In one case, a state court dismissed a lawsuit based on alleged election fraud earlier this month. A Wayne County (MI) circuit chief judge denied a request from two voters for an audit independent from the County's Board of Canvassers, in the county that gained some notoriety for violations of election rules, alleged voter and election fraud, and other extensively recorded and documented irregularities.
"It would be an unprecedented exercise of judicial activism for this Court to stop the certification process of the Wayne County Board of Canvassers," the chief judge said. "The Court cannot defy a legislatively crafted process, substitute its judgment for that of the Legislature, and appoint an independent auditor because of an unwieldy process."
So, according to this judge, if the elections are rigged and, therefore, are preventing the voters from electing a state legislature that would institute a truly free, fair, and honest election system then the voters' only recourse is to elect a state legislature that would institute a truly free, fair, and honest elections system. But how can they do that if the elections are rigged, and the courts refuse to step in, ostensibly, in order to avoid "judicial activism" that at so many other occasions they don't mind that much.
The above could have been an isolated incident. But if other courts are similarly inclined to defer the election fraud matter to the discretion of political branches of the government then we may find out that not only the 2020 elections were rigged but that the legal system that is supposed to enforce compliance of the elections with the governing principles, rules, and laws, is unable or unwilling to undo the rigging. Which in itself makes it even more likely that the elections are rigged and will remain so.
Our election system is in need of a serious overhaul, regardless of who is declared the winner at the end of the process. It needs to be at least as trustworthy and transparent as bank accounting routines and policies are. With technology available today, there is no excuse to not collect, record, and document all the evidence that proves on demand that the elections were free, fair, and honest.

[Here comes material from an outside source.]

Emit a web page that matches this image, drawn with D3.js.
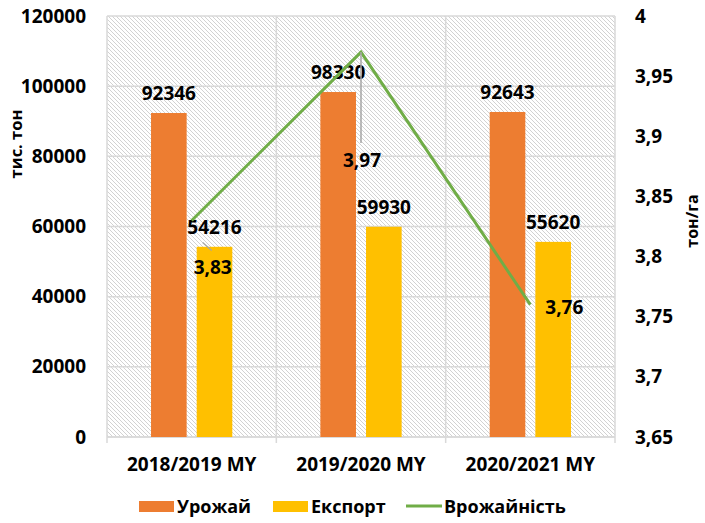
<!DOCTYPE html>
<html><head><meta charset="utf-8">
<script src="https://cdn.jsdelivr.net/npm/d3@7"></script>
<style>
body{margin:0;background:#fff;}
text{font-family:"Open Sans","Noto Sans",sans-serif;font-weight:700;fill:#000;}
</style></head>
<body>
<svg id="chart" width="705" height="523"></svg>
<script>
const categories = ["2018/2019 MY", "2019/2020 MY", "2020/2021 MY"];
const harvest = [92346, 98330, 92643];
const exportVals = [54216, 59930, 55620];
const yieldVals = [3.83, 3.97, 3.76];
const yieldLabels = ["3,83", "3,97", "3,76"];
const leftTicks = [0, 20000, 40000, 60000, 80000, 100000, 120000];
const rightTicks = [3.65, 3.7, 3.75, 3.8, 3.85, 3.9, 3.95, 4];
const seriesNames = ["Урожай", "Експорт", "Врожайність"];
const colors = {"Урожай": "#ED7D31", "Експорт": "#FFC000", "Врожайність": "#70AD47"};

const svg = d3.select("#chart");
const L = 107, R = 615, T = 16, B = 437;

const x = d3.scaleBand().domain(categories).range([L, R]).padding(0);
const bw = x.bandwidth();
const xs = d3.scaleBand().domain(["Урожай", "Експорт"]).range([0.26 * bw, 0.74 * bw]).paddingInner(0.22).paddingOuter(0);
const y = d3.scaleLinear().domain([0, 120000]).range([B, T]);
const y2 = d3.scaleLinear().domain([3.65, 4]).range([B, T]);

// hatch pattern
const defs = svg.append("defs");
const pat = defs.append("pattern").attr("id", "hatch").attr("patternUnits", "userSpaceOnUse")
  .attr("width", 4).attr("height", 4);
pat.append("rect").attr("width", 4).attr("height", 4).attr("fill", "#fff");
pat.append("path").attr("d", "M-1,-1 L5,5 M-1,3 L1,5 M3,-1 L5,1")
  .attr("stroke", "#cdcdcd").attr("stroke-width", 0.9);

svg.append("rect").attr("x", L).attr("y", T).attr("width", R - L).attr("height", B - T)
  .attr("fill", "url(#hatch)");

// horizontal gridlines
svg.append("g").selectAll("line").data(leftTicks).join("line")
  .attr("x1", L).attr("x2", R).attr("y1", d => y(d)).attr("y2", d => y(d))
  .attr("stroke", "#d9d9d9").attr("stroke-width", 1.5);
// vertical gridlines at category boundaries
const bounds = categories.map(c => x(c)).concat([R]);
svg.append("g").selectAll("line").data(bounds).join("line")
  .attr("x1", d => d).attr("x2", d => d).attr("y1", T).attr("y2", B)
  .attr("stroke", "#d9d9d9").attr("stroke-width", 1.5);
// bottom axis line and ticks
svg.append("line").attr("x1", L).attr("x2", R).attr("y1", B).attr("y2", B).attr("stroke", "#d9d9d9").attr("stroke-width", 1.5);
svg.append("g").selectAll("line").data(bounds).join("line")
  .attr("x1", d => d).attr("x2", d => d).attr("y1", B).attr("y2", B + 6)
  .attr("stroke", "#d9d9d9").attr("stroke-width", 1.5);

// bars
const data = categories.map((c, i) => ({c, h: harvest[i], e: exportVals[i], yv: yieldVals[i], yl: yieldLabels[i]}));
const g = svg.append("g");
g.selectAll("rect.h").data(data).join("rect").attr("class", "h")
  .attr("x", d => x(d.c) + xs("Урожай")).attr("width", xs.bandwidth())
  .attr("y", d => y(d.h)).attr("height", d => B - y(d.h)).attr("fill", colors["Урожай"]);
g.selectAll("rect.e").data(data).join("rect").attr("class", "e")
  .attr("x", d => x(d.c) + xs("Експорт")).attr("width", xs.bandwidth())
  .attr("y", d => y(d.e)).attr("height", d => B - y(d.e)).attr("fill", colors["Експорт"]);

// line
const cx = c => x(c) + bw / 2;
const line = d3.line().x(d => cx(d.c)).y(d => y2(d.yv));
svg.append("path").datum(data).attr("d", line).attr("fill", "none")
  .attr("stroke", colors["Врожайність"]).attr("stroke-width", 3);

// leader lines for yield labels
svg.append("line").attr("x1", cx(categories[1])).attr("x2", cx(categories[1]))
  .attr("y1", y2(yieldVals[1])).attr("y2", y2(yieldVals[1]) + 91)
  .attr("stroke", "#a6a6a6").attr("stroke-width", 1.5);
svg.append("line").attr("x1", cx(categories[0]) + 11).attr("x2", cx(categories[0]) + 20)
  .attr("y1", y2(yieldVals[0]) + 22).attr("y2", y2(yieldVals[0]) + 30)
  .attr("stroke", "#a6a6a6").attr("stroke-width", 1.2);

// bar labels
const fs = 19;
g.selectAll("text.hl").data(data).join("text").attr("class", "hl")
  .attr("x", d => x(d.c) + xs("Урожай") + xs.bandwidth() / 2).attr("y", d => y(d.h) - 13)
  .attr("text-anchor", "middle").style("font-size", fs + "px").text(d => d.h);
g.selectAll("text.el").data(data).join("text").attr("class", "el")
  .attr("x", d => x(d.c) + xs("Експорт") + xs.bandwidth() / 2).attr("y", d => y(d.e) - 13)
  .attr("text-anchor", "middle").style("font-size", fs + "px").text(d => d.e);

// yield labels
const yOff = [[21, 54], [1, 115], [34, 9]];
svg.selectAll("text.yl").data(data).join("text").attr("class", "yl")
  .attr("x", (d, i) => cx(d.c) + yOff[i][0]).attr("y", (d, i) => y2(d.yv) + yOff[i][1])
  .attr("text-anchor", "middle").style("font-size", fs + "px").text(d => d.yl);

// left axis
svg.append("g").attr("transform", `translate(${L},0)`)
  .call(d3.axisLeft(y).tickValues(leftTicks).tickSize(0).tickPadding(21).tickFormat(d3.format("d")))
  .call(a => a.select(".domain").remove())
  .selectAll("text").style("font-size", fs + "px").style("font-family", "'Open Sans'").style("font-weight", 700).attr("fill", "#000");
// right axis
svg.append("g").attr("transform", `translate(${R},0)`)
  .call(d3.axisRight(y2).tickValues(rightTicks).tickSize(0).tickPadding(20).tickFormat(d => String(+d.toFixed(2)).replace(".", ",")))
  .call(a => a.select(".domain").remove())
  .selectAll("text").style("font-size", fs + "px").style("font-family", "'Open Sans'").style("font-weight", 700).attr("fill", "#000");

// category labels
svg.append("g").attr("transform", `translate(0,${B})`)
  .call(d3.axisBottom(x).tickSize(0).tickPadding(21))
  .call(a => a.select(".domain").remove())
  .selectAll("text").style("font-size", fs + "px").style("font-family", "'Open Sans'").style("font-weight", 700).attr("fill", "#000");

// axis titles
svg.append("text").attr("transform", "translate(22,144) rotate(-90)").attr("text-anchor", "middle")
  .style("font-size", "16.5px").text("тис. тон");
svg.append("text").attr("transform", "translate(698,221) rotate(-90)").attr("text-anchor", "middle")
  .style("font-size", "16px").text("тон/га");

// legend
const leg = svg.append("g");
const legX = [139, 273, 406];
seriesNames.forEach((n, i) => {
  const gx = legX[i];
  if (n === "Врожайність") {
    leg.append("line").attr("x1", gx).attr("x2", gx + 36).attr("y1", 506).attr("y2", 506)
      .attr("stroke", colors[n]).attr("stroke-width", 3);
  } else {
    leg.append("rect").attr("x", gx).attr("y", 501).attr("width", 35).attr("height", 11).attr("fill", colors[n]);
  }
  leg.append("text").attr("x", gx + 38).attr("y", 513).style("font-size", "18px").text(n);
});
</script>
</body></html>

Without such measures there is no way of proving beyond a reasonable doubt that the governments that have been certified as duly elected are legitimate. Shifting the burden of proof in this respect on governments' legitimacy skeptics only helps to transition America into a banana republic model of "democracy" and, therefore, poses an existential threat to our constitutional republic. Those who advocate such a shift need to be advised that, regardless of their supposedly noble intentions, they facilitate that transition.